- [Given exercise] Omit every picture, and retype the lines that run from the beginning of the data below through the line containing "ax.set_yticks(range(0, 8))", inclusive.

- [Recorded data]
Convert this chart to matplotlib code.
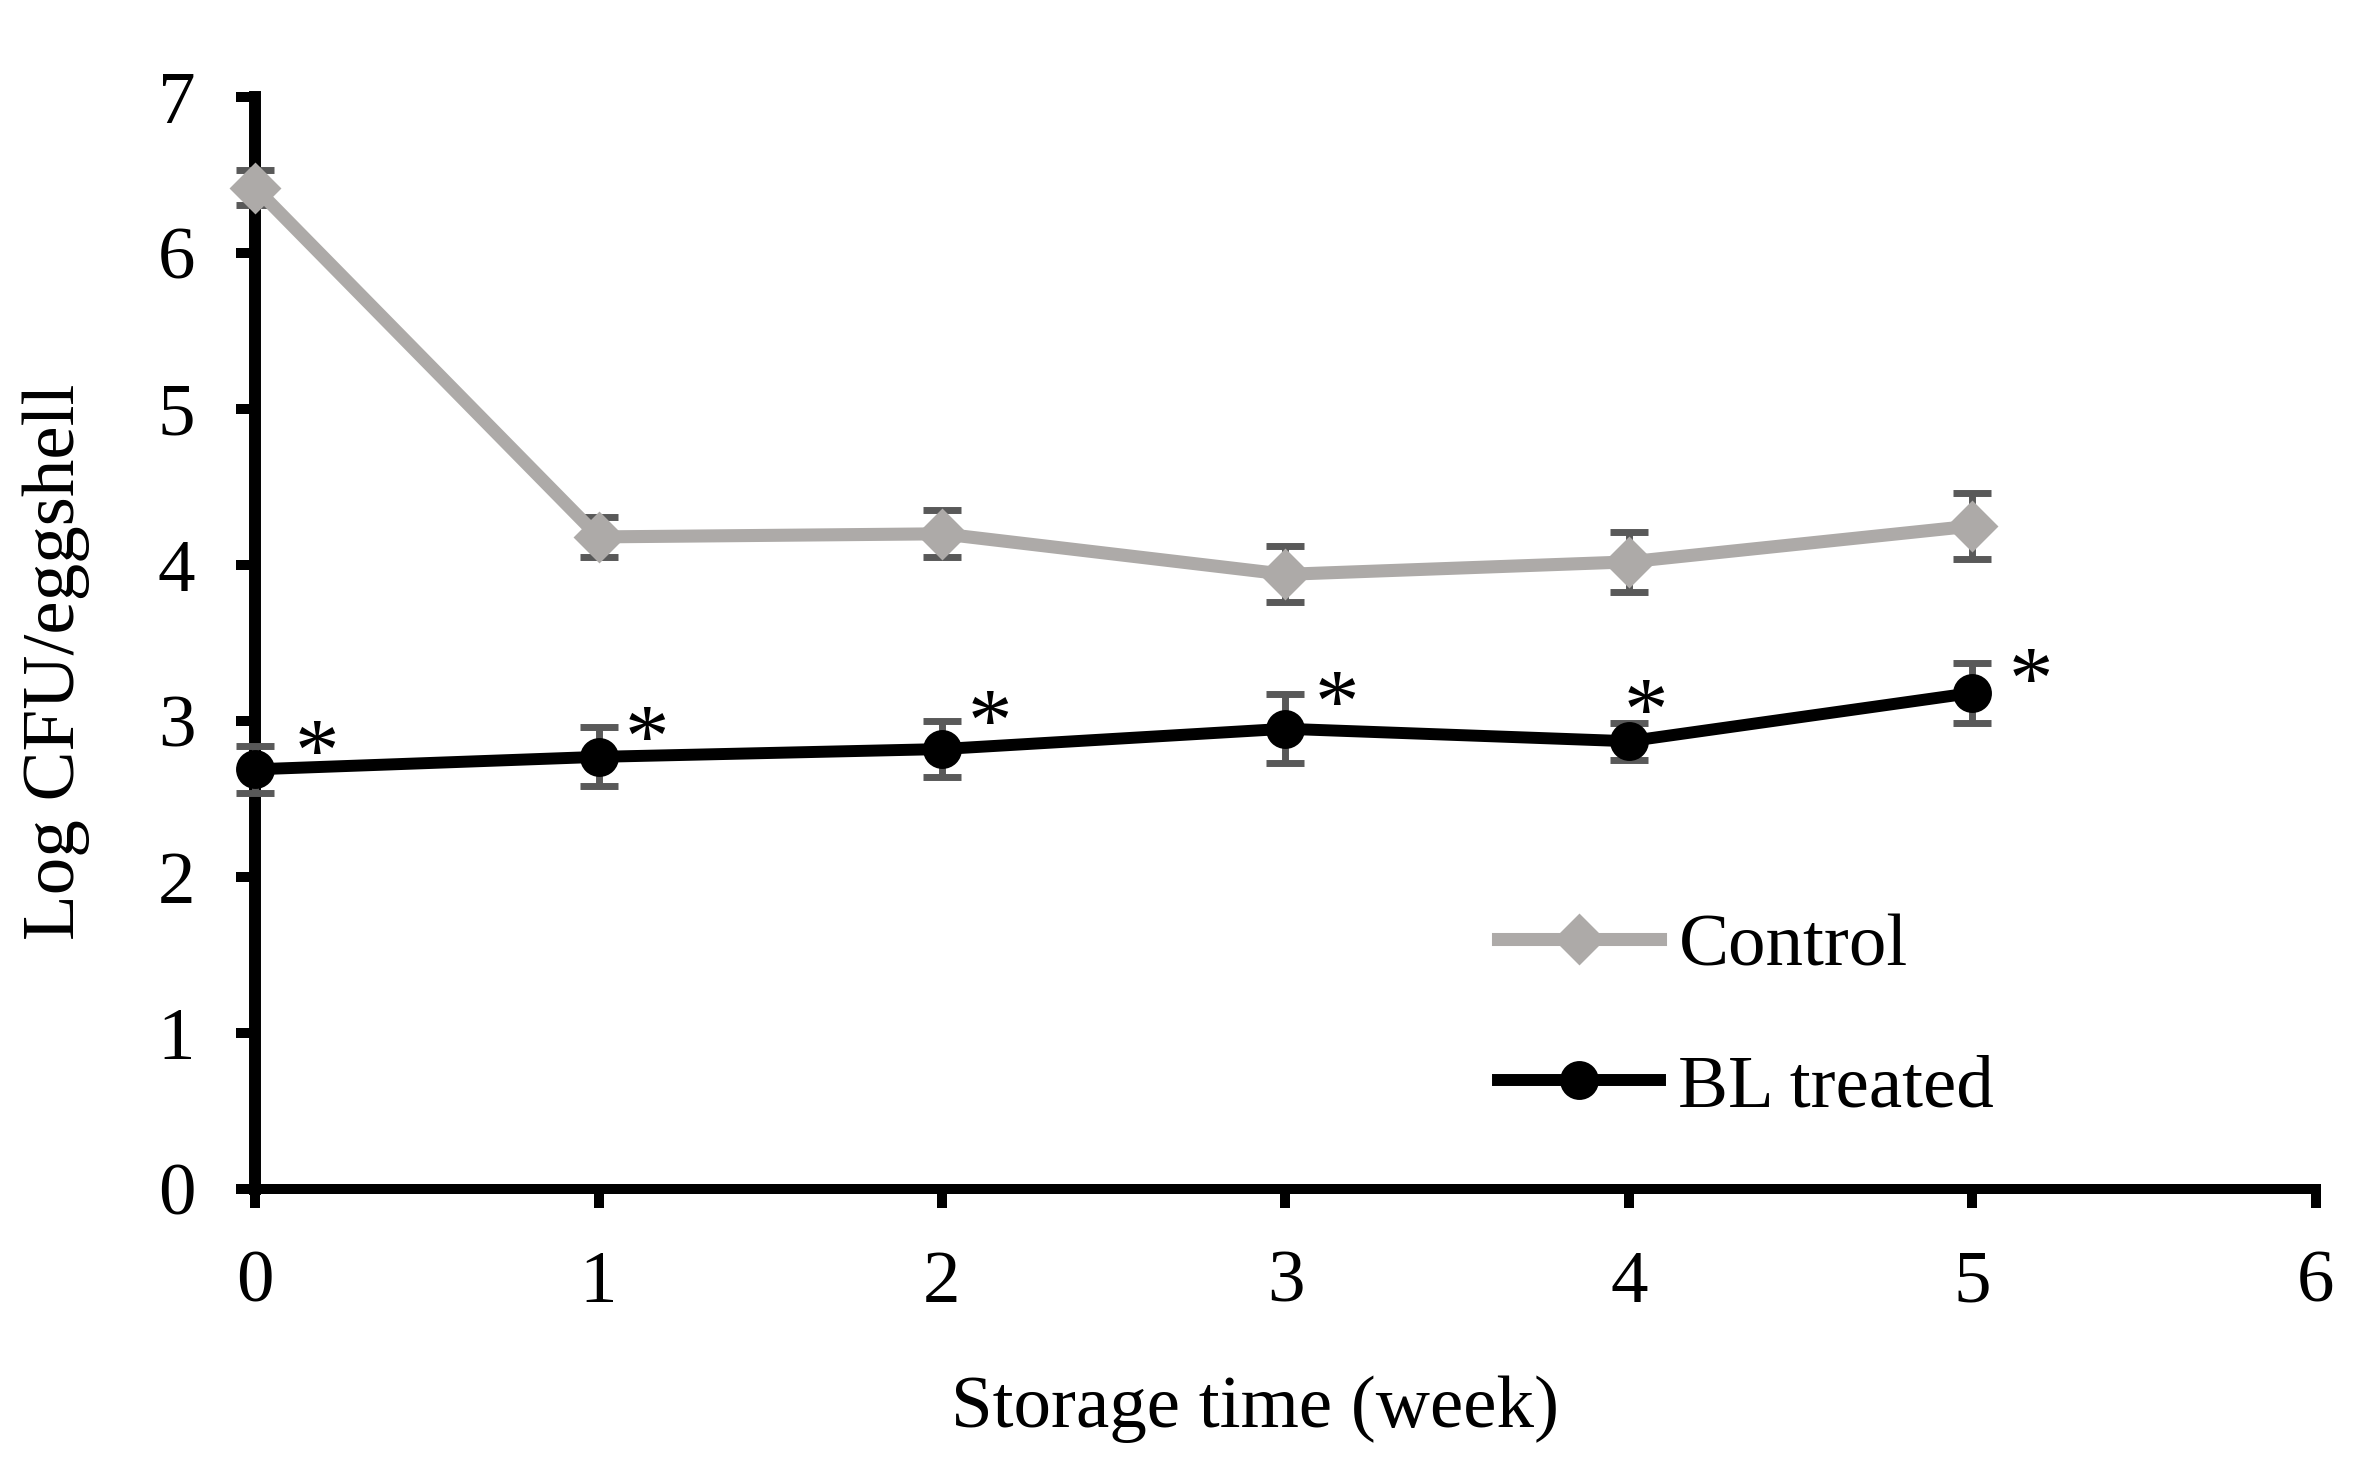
import numpy as np
import matplotlib
matplotlib.use("Agg")
import matplotlib.pyplot as plt

weeks = [0, 1, 2, 3, 4, 5]
control = [6.42, 4.18, 4.20, 3.94, 4.02, 4.25]
control_err = [0.11, 0.13, 0.15, 0.18, 0.19, 0.21]
bl = [2.69, 2.77, 2.82, 2.95, 2.87, 3.18]
bl_err = [0.15, 0.19, 0.18, 0.22, 0.12, 0.19]

# significance marks (*), centre of each star
star_x = [0.18, 1.14, 2.14, 3.15, 4.05, 5.17]
star_y = [2.93, 3.02, 3.12, 3.24, 3.19, 3.39]

plt.rcParams["font.family"] = ["Liberation Serif", "DejaVu Serif"]
fs = 27

fig = plt.figure(figsize=(11.84, 7.33), dpi=200)
ax = fig.add_axes([0.1077, 0.189, 0.978 - 0.1077, 0.9338 - 0.189])

ax.errorbar(weeks, control, yerr=control_err, fmt="none", ecolor="#595959",
            elinewidth=2.5, capsize=7, capthick=2.5, zorder=3, clip_on=False)
ax.errorbar(weeks, bl, yerr=bl_err, fmt="none", ecolor="#595959",
            elinewidth=2.5, capsize=7, capthick=2.5, zorder=3, clip_on=False)

ax.plot(weeks, control, color="#ADAAA8", lw=4.7, marker="D", ms=12.2,
        mec="#ADAAA8", mew=1, label="Control", zorder=4, clip_on=False)
ax.plot(weeks, bl, color="black", lw=4.3, marker="o", ms=14,
        mec="black", mew=0, label="BL treated", zorder=4, clip_on=False)

for sx, sy in zip(star_x, star_y):
    ax.text(sx, sy - 0.30, "*", fontsize=32, ha="center", va="baseline")

ax.set_xlim(0, 6)
ax.set_ylim(0, 7)
ax.set_xticks(range(0, 7))
ax.set_yticks(range(0, 8))

ax.spines["top"].set_visible(False)
ax.spines["right"].set_visible(False)
ax.spines["left"].set_linewidth(4.3)
ax.spines["bottom"].set_linewidth(3.6)
ax.tick_params(axis="both", direction="out", length=7, width=3.6,
               labelsize=fs)
ax.tick_params(axis="x", pad=15)
ax.tick_params(axis="y", pad=14.5)

ax.set_xlabel("Storage time (week)", fontsize=fs)
ax.set_ylabel("Log CFU/eggshell", fontsize=fs)
ax.xaxis.set_label_coords(0.485, -0.171)
ax.yaxis.set_label_coords(-0.08, 0.483)

ax.legend(loc="center left", bbox_to_anchor=(0.603, 0.157), frameon=False,
          fontsize=fs, handlelength=2.17, handletextpad=0.24,
          labelspacing=0.97, borderpad=0, borderaxespad=0)

plt.savefig("out.png", dpi=200)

- [Solution to this exercise]
Convert this chart to matplotlib code.
import numpy as np
import matplotlib
matplotlib.use("Agg")
import matplotlib.pyplot as plt

weeks = [0, 1, 2, 3, 4, 5]
control = [6.42, 4.18, 4.20, 3.94, 4.02, 4.25]
control_err = [0.11, 0.13, 0.15, 0.18, 0.19, 0.21]
bl = [2.69, 2.77, 2.82, 2.95, 2.87, 3.18]
bl_err = [0.15, 0.19, 0.18, 0.22, 0.12, 0.19]

# significance marks (*), centre of each star
star_x = [0.18, 1.14, 2.14, 3.15, 4.05, 5.17]
star_y = [2.93, 3.02, 3.12, 3.24, 3.19, 3.39]

plt.rcParams["font.family"] = ["Liberation Serif", "DejaVu Serif"]
fs = 27

fig = plt.figure(figsize=(11.84, 7.33), dpi=200)
ax = fig.add_axes([0.1077, 0.189, 0.978 - 0.1077, 0.9338 - 0.189])

ax.errorbar(weeks, control, yerr=control_err, fmt="none", ecolor="#595959",
            elinewidth=2.5, capsize=7, capthick=2.5, zorder=3, clip_on=False)
ax.errorbar(weeks, bl, yerr=bl_err, fmt="none", ecolor="#595959",
            elinewidth=2.5, capsize=7, capthick=2.5, zorder=3, clip_on=False)

ax.plot(weeks, control, color="#ADAAA8", lw=4.7, marker="D", ms=12.2,
        mec="#ADAAA8", mew=1, label="Control", zorder=4, clip_on=False)
ax.plot(weeks, bl, color="black", lw=4.3, marker="o", ms=14,
        mec="black", mew=0, label="BL treated", zorder=4, clip_on=False)

for sx, sy in zip(star_x, star_y):
    ax.text(sx, sy - 0.30, "*", fontsize=32, ha="center", va="baseline")

ax.set_xlim(0, 6)
ax.set_ylim(0, 7)
ax.set_xticks(range(0, 7))
ax.set_yticks(range(0, 8))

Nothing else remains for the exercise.